**Records to use:**
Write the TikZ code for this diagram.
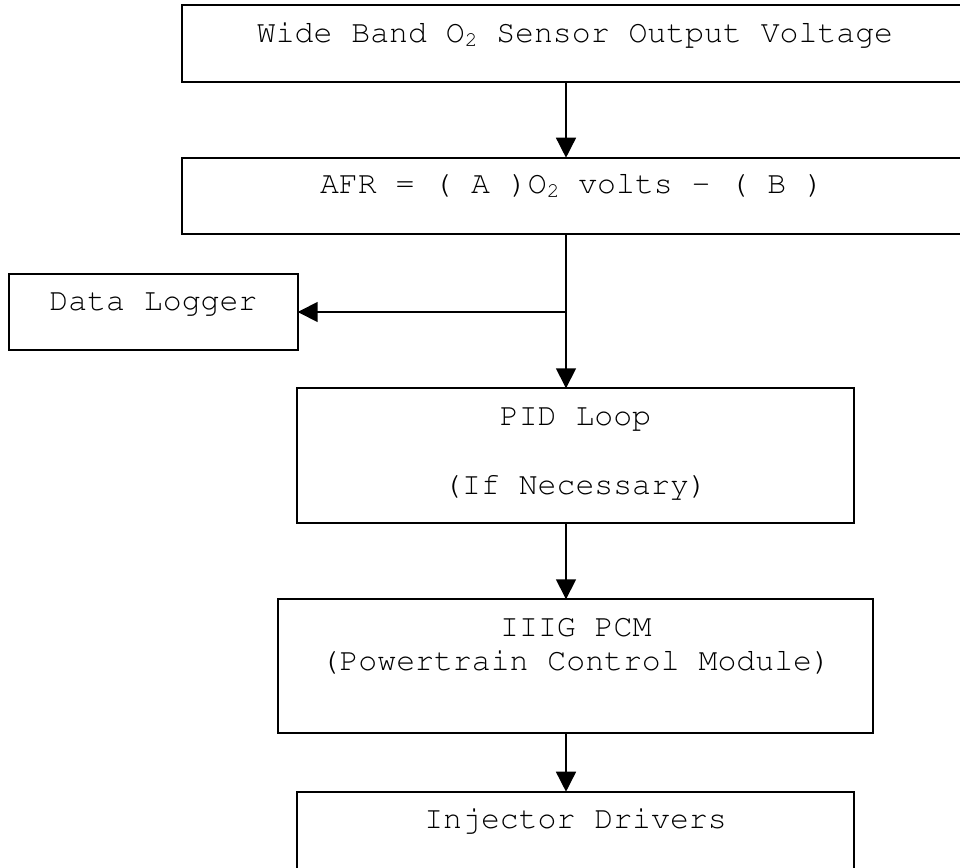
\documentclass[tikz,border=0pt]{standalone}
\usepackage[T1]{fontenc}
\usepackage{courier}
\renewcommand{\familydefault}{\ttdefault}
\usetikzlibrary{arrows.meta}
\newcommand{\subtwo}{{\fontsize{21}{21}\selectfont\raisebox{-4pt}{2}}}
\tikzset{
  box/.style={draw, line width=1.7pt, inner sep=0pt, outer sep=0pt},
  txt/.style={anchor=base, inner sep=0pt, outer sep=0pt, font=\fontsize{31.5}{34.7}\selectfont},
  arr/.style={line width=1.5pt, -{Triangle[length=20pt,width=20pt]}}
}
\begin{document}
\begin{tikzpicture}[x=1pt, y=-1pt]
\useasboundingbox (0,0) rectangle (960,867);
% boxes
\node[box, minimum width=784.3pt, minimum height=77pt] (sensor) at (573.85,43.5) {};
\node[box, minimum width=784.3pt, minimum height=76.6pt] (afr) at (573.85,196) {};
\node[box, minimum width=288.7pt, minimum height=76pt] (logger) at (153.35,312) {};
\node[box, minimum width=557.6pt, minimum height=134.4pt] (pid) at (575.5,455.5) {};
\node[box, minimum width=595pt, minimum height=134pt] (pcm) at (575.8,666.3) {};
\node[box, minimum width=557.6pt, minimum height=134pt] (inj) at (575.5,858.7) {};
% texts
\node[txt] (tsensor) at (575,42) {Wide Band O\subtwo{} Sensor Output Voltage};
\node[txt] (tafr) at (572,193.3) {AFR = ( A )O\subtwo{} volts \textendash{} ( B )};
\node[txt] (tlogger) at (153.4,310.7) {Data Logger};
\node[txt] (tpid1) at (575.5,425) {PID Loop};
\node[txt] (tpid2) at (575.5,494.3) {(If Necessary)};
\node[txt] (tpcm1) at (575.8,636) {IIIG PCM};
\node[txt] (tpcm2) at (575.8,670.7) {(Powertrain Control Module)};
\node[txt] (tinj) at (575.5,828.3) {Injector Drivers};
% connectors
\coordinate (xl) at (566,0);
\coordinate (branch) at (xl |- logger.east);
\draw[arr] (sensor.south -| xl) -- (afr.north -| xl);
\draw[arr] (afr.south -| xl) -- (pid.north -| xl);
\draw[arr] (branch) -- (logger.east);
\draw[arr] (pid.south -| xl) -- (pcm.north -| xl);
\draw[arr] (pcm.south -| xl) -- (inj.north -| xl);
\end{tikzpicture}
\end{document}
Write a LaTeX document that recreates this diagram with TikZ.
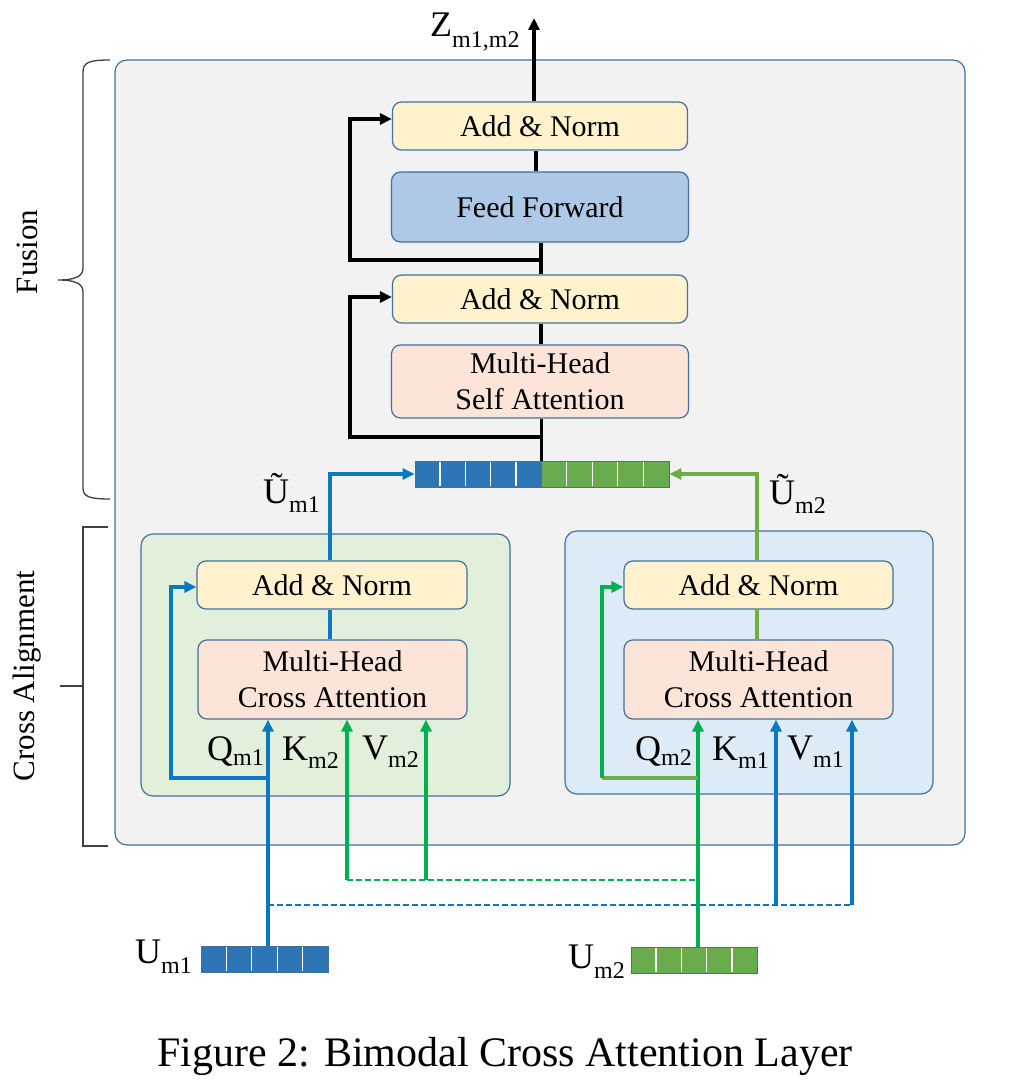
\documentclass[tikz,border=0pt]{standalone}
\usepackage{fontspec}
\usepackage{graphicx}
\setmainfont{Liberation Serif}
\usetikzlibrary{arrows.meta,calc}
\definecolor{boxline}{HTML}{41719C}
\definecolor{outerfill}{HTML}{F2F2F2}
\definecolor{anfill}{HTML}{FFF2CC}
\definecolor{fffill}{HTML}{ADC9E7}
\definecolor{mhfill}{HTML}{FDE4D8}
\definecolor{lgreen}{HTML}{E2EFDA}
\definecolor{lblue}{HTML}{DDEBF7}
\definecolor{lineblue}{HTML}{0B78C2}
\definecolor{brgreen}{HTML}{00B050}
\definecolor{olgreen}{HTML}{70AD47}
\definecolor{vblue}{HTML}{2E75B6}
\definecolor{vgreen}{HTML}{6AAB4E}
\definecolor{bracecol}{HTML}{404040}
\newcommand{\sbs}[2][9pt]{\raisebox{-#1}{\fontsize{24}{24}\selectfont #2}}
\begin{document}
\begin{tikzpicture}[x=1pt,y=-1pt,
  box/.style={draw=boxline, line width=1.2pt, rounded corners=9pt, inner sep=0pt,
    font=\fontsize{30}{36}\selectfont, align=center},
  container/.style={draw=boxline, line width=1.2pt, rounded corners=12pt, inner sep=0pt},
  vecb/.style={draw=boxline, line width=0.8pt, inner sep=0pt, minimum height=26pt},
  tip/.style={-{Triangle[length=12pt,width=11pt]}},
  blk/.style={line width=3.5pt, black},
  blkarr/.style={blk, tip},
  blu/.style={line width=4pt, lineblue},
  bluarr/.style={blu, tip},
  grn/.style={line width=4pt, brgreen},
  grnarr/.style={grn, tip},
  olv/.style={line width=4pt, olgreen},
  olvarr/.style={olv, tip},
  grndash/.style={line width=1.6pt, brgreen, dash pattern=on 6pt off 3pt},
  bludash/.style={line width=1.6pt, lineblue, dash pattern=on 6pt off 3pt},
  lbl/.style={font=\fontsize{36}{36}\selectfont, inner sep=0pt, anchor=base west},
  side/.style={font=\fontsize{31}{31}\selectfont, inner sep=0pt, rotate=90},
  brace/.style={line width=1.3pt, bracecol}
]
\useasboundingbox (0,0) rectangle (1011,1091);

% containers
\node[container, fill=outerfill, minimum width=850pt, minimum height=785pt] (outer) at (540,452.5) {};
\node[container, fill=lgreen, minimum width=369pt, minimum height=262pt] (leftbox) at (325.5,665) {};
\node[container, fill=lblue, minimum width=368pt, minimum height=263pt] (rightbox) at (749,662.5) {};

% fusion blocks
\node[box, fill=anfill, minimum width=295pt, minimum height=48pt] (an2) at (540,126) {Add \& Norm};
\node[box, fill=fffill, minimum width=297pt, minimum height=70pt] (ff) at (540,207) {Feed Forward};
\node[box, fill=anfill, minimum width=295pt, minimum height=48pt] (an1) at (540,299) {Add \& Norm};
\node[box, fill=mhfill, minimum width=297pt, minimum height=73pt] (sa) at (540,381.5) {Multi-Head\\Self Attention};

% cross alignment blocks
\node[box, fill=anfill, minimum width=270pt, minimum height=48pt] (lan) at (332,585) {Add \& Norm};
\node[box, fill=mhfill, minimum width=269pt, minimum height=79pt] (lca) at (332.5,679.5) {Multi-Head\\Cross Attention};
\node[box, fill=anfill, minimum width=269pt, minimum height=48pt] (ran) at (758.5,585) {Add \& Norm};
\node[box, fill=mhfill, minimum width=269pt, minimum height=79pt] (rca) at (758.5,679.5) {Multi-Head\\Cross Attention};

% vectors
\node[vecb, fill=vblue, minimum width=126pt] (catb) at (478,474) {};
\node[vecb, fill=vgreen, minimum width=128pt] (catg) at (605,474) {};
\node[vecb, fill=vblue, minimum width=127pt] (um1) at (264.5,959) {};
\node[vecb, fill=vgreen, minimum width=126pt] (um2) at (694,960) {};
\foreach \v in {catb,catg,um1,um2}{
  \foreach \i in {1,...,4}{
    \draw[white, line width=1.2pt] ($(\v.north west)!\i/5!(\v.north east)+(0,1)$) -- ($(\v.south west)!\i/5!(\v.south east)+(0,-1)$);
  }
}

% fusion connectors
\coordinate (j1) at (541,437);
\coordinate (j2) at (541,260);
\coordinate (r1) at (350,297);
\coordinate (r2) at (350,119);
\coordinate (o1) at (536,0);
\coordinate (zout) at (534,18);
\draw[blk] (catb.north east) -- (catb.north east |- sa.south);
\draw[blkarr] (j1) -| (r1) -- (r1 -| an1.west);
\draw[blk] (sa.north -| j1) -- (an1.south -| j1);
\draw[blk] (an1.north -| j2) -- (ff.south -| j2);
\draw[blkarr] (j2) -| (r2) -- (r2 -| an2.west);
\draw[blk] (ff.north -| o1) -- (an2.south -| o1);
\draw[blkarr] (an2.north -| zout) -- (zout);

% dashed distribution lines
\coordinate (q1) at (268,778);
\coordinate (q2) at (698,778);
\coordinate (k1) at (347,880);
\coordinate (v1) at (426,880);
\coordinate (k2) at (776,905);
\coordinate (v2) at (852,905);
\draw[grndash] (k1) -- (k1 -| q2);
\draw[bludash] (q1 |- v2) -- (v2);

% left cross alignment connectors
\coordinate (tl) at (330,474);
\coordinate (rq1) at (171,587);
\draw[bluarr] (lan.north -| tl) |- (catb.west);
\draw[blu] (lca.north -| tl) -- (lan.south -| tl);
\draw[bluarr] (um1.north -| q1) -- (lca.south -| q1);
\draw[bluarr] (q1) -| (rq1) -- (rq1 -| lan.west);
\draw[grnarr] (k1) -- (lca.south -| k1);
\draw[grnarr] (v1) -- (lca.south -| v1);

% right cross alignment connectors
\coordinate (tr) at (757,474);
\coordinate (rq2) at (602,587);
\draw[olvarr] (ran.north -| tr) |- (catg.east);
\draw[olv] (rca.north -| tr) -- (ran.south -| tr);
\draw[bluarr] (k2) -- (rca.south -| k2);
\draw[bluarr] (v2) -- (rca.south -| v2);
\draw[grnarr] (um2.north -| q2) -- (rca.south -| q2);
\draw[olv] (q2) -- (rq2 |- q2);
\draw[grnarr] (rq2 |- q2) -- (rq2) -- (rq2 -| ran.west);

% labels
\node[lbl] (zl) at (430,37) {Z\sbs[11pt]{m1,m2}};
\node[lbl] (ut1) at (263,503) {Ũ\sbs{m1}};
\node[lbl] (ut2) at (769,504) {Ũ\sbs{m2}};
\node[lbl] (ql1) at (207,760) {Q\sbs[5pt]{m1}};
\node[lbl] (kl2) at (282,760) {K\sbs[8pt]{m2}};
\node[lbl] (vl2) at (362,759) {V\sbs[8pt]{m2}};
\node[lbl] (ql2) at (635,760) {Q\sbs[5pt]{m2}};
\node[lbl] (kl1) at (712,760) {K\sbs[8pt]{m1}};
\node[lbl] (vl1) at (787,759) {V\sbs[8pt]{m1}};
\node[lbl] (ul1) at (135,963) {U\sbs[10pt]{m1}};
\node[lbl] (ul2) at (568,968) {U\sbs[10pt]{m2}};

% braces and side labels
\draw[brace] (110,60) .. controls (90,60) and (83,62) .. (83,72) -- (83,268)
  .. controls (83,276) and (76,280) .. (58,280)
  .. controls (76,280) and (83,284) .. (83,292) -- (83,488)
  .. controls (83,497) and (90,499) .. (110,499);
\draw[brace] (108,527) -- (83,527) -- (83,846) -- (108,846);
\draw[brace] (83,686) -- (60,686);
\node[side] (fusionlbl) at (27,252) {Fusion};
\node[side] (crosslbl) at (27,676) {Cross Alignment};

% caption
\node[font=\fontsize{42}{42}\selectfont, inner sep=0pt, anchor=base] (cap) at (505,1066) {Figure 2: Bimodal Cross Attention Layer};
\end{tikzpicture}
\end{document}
...
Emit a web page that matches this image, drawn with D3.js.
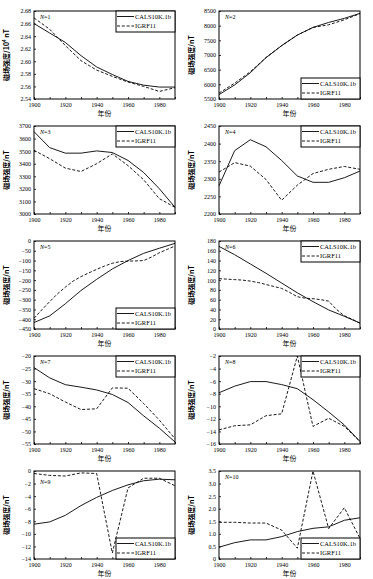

**Given request:** Copy every single line of the material above that holds "diagram".

**Written reply:**
Write the TikZ code for this diagram.
Write a LaTeX document that recreates this diagram with TikZ.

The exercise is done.